Samsung Renewable Energy Inc. has selected London, Ont. for a new solar module manufacturing plant as part of its $7 billion investment deal with the Ontario government.
September 8, 2011
by PLANT STAFF
LONDON, Ont.: Samsung Renewable Energy Inc. has selected London, Ont. for a new solar module manufacturing plant as part of its $7 billion investment deal with the Ontario government.
The Korea-based company said the facility will produce “state-of-the-art” solar modules for use in Ontario and for export around the world, but it did not announce the amount of investment involved.
Samsung expects the plant will create 200 long-term manufacturing positions and 120 indirect jobs.
The company and its partners have also announced plants for Windsor (wind towers), Tillsonburg (blades) and Toronto (inverters).

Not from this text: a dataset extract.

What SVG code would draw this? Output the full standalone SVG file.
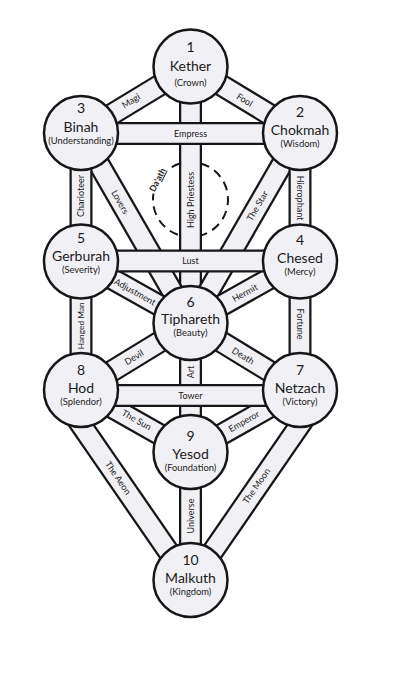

The terms of Green Energy Investment Act (GEIA) agreement with the Ontario government requires a $7 billion investment from Samsung and its partners to create 16,000 jobs and generate 2,500 megawatts of clean energy.
The Ontario government had allotted Samsung a $437-million incentive on top of the going rates for wind and solar power over 20 years, but in early August it was revealed the incentive had been renegotiated down to $110 million.
The Liberals claim the Samsung deal will create about 16,000 green energy jobs in Ontario, although so far only 600 full-time positions have been created.
With the Ontario election officially under way, premier Dalton McGuinty piggybacked the Samsung announcement claiming overall 20,000 new clean-energy jobs have been created and the province is on track to create 50,000 by the end of next year.
The Progressive Conservatives under Tim Hudak are promising to scrap the main elements of the Green Energy Act by killing the feed-in-tariff system and $7-billion Samsung deal, instead focusing on natural gas, hydroelectric and nuclear energy.
Samsung vice-president Cheol Woo Lee ducked questions at a press conference in London about the Tories’ threat, saying his company came here to do business and doesn’t want to get involved in politics or the election campaign.